WASHINGTON – Minnesota's congressional Republicans are not joining others in their party willing to risk a federal government shutdown as a way to cut funding for Planned Parenthood.
Congress is without a budget deal and lurching toward a government shutdown after new videos leaked by anti-abortion activists show executives discussing the transport of fetal tissue from abortions. Many Republicans are demanding that the roughly $500 million in federal dollars a year going to the family planning organization — Minnesota's clinics receive between $2.6 million and $2.8 million of that — should instead be funneled to community health centers.
Minnesota's Republican legislators say this new abortion fight is not worth a shutdown, particularly after the GOP bore most of the blame after the government closure in 2013.
Rep. Tom Emmer, R-Minn., who has held 11 town-hall style forums since getting elected, said that he hears disgust from his district about Planned Parenthood and President Obama, but that there is an expectation that members govern, too.
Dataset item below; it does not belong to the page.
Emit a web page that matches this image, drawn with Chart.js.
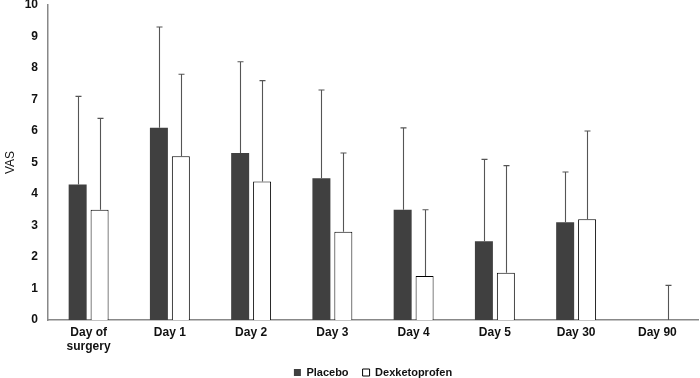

"I didn't hear any overwhelming, 'Shut this thing down' from people," Emmer said.
Democrats overwhelmingly opposed the bill wiping out funding for the family planning organization, and President Obama has vowed to veto any legislation that would strip federal money from the group. A bill in the Senate that would cut Planned Parenthood's money has created a path to a shutdown just days before the Sept. 30 deadline to fund the government, but it is far from certain the measure would pass the House.
As House members return to the Capitol Thursday after a long break, they have about five working days to figure out how to fund the federal government.
At issue is federal money for Planned Parenthood, which has government contracts to perform cancer and health care screenings, mostly for low-income people.